GIVEN EXERCISE: Please transcribe the data below exactly. Leave the pictures out.

=== DATA SECTION ===

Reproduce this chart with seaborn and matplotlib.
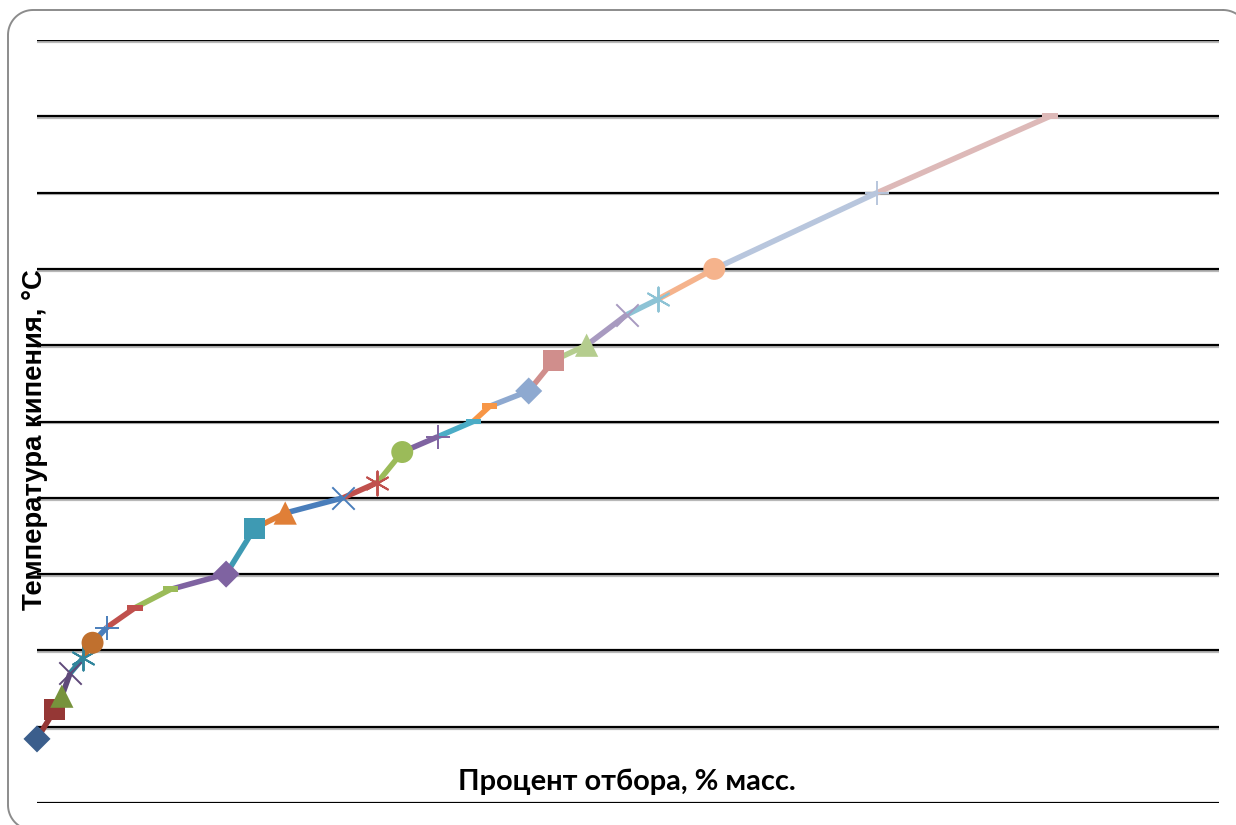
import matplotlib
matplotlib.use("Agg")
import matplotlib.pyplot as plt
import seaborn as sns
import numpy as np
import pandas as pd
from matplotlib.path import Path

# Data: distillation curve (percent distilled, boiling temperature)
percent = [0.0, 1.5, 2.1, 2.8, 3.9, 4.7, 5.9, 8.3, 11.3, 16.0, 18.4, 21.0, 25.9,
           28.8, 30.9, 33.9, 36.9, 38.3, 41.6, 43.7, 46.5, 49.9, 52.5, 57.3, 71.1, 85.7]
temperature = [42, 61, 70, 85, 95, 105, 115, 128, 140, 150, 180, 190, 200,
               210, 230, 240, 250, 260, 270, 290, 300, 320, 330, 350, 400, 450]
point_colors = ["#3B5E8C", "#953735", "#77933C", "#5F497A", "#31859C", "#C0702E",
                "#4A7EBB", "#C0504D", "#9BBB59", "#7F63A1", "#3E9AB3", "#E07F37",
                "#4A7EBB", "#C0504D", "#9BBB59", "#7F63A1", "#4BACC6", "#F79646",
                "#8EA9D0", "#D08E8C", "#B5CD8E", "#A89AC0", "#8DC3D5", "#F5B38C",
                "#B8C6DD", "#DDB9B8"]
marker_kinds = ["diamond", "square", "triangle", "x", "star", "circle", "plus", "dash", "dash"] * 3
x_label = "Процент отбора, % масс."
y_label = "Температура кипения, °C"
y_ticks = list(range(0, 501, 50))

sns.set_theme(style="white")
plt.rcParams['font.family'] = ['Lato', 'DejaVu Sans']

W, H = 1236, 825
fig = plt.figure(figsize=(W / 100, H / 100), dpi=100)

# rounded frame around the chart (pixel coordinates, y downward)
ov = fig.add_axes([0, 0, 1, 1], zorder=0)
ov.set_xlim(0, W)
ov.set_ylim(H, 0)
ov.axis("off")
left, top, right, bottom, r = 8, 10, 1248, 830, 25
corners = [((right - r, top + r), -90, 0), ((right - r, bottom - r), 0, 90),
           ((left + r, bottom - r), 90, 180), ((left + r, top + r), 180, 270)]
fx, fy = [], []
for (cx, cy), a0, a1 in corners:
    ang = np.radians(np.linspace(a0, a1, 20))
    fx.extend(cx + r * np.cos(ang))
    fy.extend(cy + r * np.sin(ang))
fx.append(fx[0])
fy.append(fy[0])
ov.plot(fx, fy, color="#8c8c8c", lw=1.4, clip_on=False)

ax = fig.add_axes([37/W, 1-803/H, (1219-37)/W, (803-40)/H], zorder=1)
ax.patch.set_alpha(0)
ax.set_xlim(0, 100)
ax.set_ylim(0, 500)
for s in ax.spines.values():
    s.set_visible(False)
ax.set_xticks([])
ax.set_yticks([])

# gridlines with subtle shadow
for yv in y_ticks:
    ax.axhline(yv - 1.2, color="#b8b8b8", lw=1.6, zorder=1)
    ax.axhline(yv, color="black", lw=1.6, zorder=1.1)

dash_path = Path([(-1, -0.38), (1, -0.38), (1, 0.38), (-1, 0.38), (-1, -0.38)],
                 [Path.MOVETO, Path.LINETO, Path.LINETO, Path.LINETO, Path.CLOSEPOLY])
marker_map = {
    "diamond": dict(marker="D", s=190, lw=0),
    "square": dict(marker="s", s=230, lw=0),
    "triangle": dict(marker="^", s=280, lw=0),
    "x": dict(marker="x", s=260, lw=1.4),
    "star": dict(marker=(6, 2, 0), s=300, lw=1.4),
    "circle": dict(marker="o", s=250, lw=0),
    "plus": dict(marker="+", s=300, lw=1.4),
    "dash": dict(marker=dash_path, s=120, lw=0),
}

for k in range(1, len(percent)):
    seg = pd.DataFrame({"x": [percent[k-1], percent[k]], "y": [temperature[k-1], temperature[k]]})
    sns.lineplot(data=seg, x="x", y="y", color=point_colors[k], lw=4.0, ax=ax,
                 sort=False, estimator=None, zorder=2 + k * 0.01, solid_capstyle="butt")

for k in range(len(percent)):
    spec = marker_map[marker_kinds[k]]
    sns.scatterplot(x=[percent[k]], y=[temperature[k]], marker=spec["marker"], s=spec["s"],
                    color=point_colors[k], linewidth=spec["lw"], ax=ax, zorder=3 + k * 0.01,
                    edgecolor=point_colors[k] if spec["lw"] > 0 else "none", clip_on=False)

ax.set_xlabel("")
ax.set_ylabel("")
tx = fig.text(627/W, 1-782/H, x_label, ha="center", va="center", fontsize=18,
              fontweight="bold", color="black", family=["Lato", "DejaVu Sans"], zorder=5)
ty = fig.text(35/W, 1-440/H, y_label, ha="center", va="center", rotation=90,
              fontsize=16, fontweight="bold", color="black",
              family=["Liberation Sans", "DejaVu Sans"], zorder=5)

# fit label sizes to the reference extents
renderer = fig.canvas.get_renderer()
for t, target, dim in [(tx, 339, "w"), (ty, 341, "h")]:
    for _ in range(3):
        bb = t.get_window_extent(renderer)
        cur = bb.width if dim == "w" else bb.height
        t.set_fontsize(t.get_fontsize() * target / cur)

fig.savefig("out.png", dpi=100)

===

SOLUTION BELOW:
Reproduce this chart with seaborn and matplotlib.
import matplotlib
matplotlib.use("Agg")
import matplotlib.pyplot as plt
import seaborn as sns
import numpy as np
import pandas as pd
from matplotlib.path import Path

# Data: distillation curve (percent distilled, boiling temperature)
percent = [0.0, 1.5, 2.1, 2.8, 3.9, 4.7, 5.9, 8.3, 11.3, 16.0, 18.4, 21.0, 25.9,
           28.8, 30.9, 33.9, 36.9, 38.3, 41.6, 43.7, 46.5, 49.9, 52.5, 57.3, 71.1, 85.7]
temperature = [42, 61, 70, 85, 95, 105, 115, 128, 140, 150, 180, 190, 200,
               210, 230, 240, 250, 260, 270, 290, 300, 320, 330, 350, 400, 450]
point_colors = ["#3B5E8C", "#953735", "#77933C", "#5F497A", "#31859C", "#C0702E",
                "#4A7EBB", "#C0504D", "#9BBB59", "#7F63A1", "#3E9AB3", "#E07F37",
                "#4A7EBB", "#C0504D", "#9BBB59", "#7F63A1", "#4BACC6", "#F79646",
                "#8EA9D0", "#D08E8C", "#B5CD8E", "#A89AC0", "#8DC3D5", "#F5B38C",
                "#B8C6DD", "#DDB9B8"]
marker_kinds = ["diamond", "square", "triangle", "x", "star", "circle", "plus", "dash", "dash"] * 3
x_label = "Процент отбора, % масс."
y_label = "Температура кипения, °C"
y_ticks = list(range(0, 501, 50))

sns.set_theme(style="white")
plt.rcParams['font.family'] = ['Lato', 'DejaVu Sans']

W, H = 1236, 825
fig = plt.figure(figsize=(W / 100, H / 100), dpi=100)

# rounded frame around the chart (pixel coordinates, y downward)
ov = fig.add_axes([0, 0, 1, 1], zorder=0)
ov.set_xlim(0, W)
ov.set_ylim(H, 0)
ov.axis("off")
left, top, right, bottom, r = 8, 10, 1248, 830, 25
corners = [((right - r, top + r), -90, 0), ((right - r, bottom - r), 0, 90),
           ((left + r, bottom - r), 90, 180), ((left + r, top + r), 180, 270)]
fx, fy = [], []
for (cx, cy), a0, a1 in corners:
    ang = np.radians(np.linspace(a0, a1, 20))
    fx.extend(cx + r * np.cos(ang))
    fy.extend(cy + r * np.sin(ang))
fx.append(fx[0])
fy.append(fy[0])
ov.plot(fx, fy, color="#8c8c8c", lw=1.4, clip_on=False)

ax = fig.add_axes([37/W, 1-803/H, (1219-37)/W, (803-40)/H], zorder=1)
ax.patch.set_alpha(0)
ax.set_xlim(0, 100)
ax.set_ylim(0, 500)
for s in ax.spines.values():
    s.set_visible(False)
ax.set_xticks([])
ax.set_yticks([])

# gridlines with subtle shadow
for yv in y_ticks:
    ax.axhline(yv - 1.2, color="#b8b8b8", lw=1.6, zorder=1)
    ax.axhline(yv, color="black", lw=1.6, zorder=1.1)

dash_path = Path([(-1, -0.38), (1, -0.38), (1, 0.38), (-1, 0.38), (-1, -0.38)],
                 [Path.MOVETO, Path.LINETO, Path.LINETO, Path.LINETO, Path.CLOSEPOLY])
marker_map = {
    "diamond": dict(marker="D", s=190, lw=0),
    "square": dict(marker="s", s=230, lw=0),
    "triangle": dict(marker="^", s=280, lw=0),
    "x": dict(marker="x", s=260, lw=1.4),
    "star": dict(marker=(6, 2, 0), s=300, lw=1.4),
    "circle": dict(marker="o", s=250, lw=0),
    "plus": dict(marker="+", s=300, lw=1.4),
    "dash": dict(marker=dash_path, s=120, lw=0),
}

for k in range(1, len(percent)):
    seg = pd.DataFrame({"x": [percent[k-1], percent[k]], "y": [temperature[k-1], temperature[k]]})
    sns.lineplot(data=seg, x="x", y="y", color=point_colors[k], lw=4.0, ax=ax,
                 sort=False, estimator=None, zorder=2 + k * 0.01, solid_capstyle="butt")

for k in range(len(percent)):
    spec = marker_map[marker_kinds[k]]
    sns.scatterplot(x=[percent[k]], y=[temperature[k]], marker=spec["marker"], s=spec["s"],
                    color=point_colors[k], linewidth=spec["lw"], ax=ax, zorder=3 + k * 0.01,
                    edgecolor=point_colors[k] if spec["lw"] > 0 else "none", clip_on=False)

ax.set_xlabel("")
ax.set_ylabel("")
tx = fig.text(627/W, 1-782/H, x_label, ha="center", va="center", fontsize=18,
              fontweight="bold", color="black", family=["Lato", "DejaVu Sans"], zorder=5)
ty = fig.text(35/W, 1-440/H, y_label, ha="center", va="center", rotation=90,
              fontsize=16, fontweight="bold", color="black",
              family=["Liberation Sans", "DejaVu Sans"], zorder=5)

# fit label sizes to the reference extents
renderer = fig.canvas.get_renderer()
for t, target, dim in [(tx, 339, "w"), (ty, 341, "h")]:
    for _ in range(3):
        bb = t.get_window_extent(renderer)
        cur = bb.width if dim == "w" else bb.height
        t.set_fontsize(t.get_fontsize() * target / cur)

fig.savefig("out.png", dpi=100)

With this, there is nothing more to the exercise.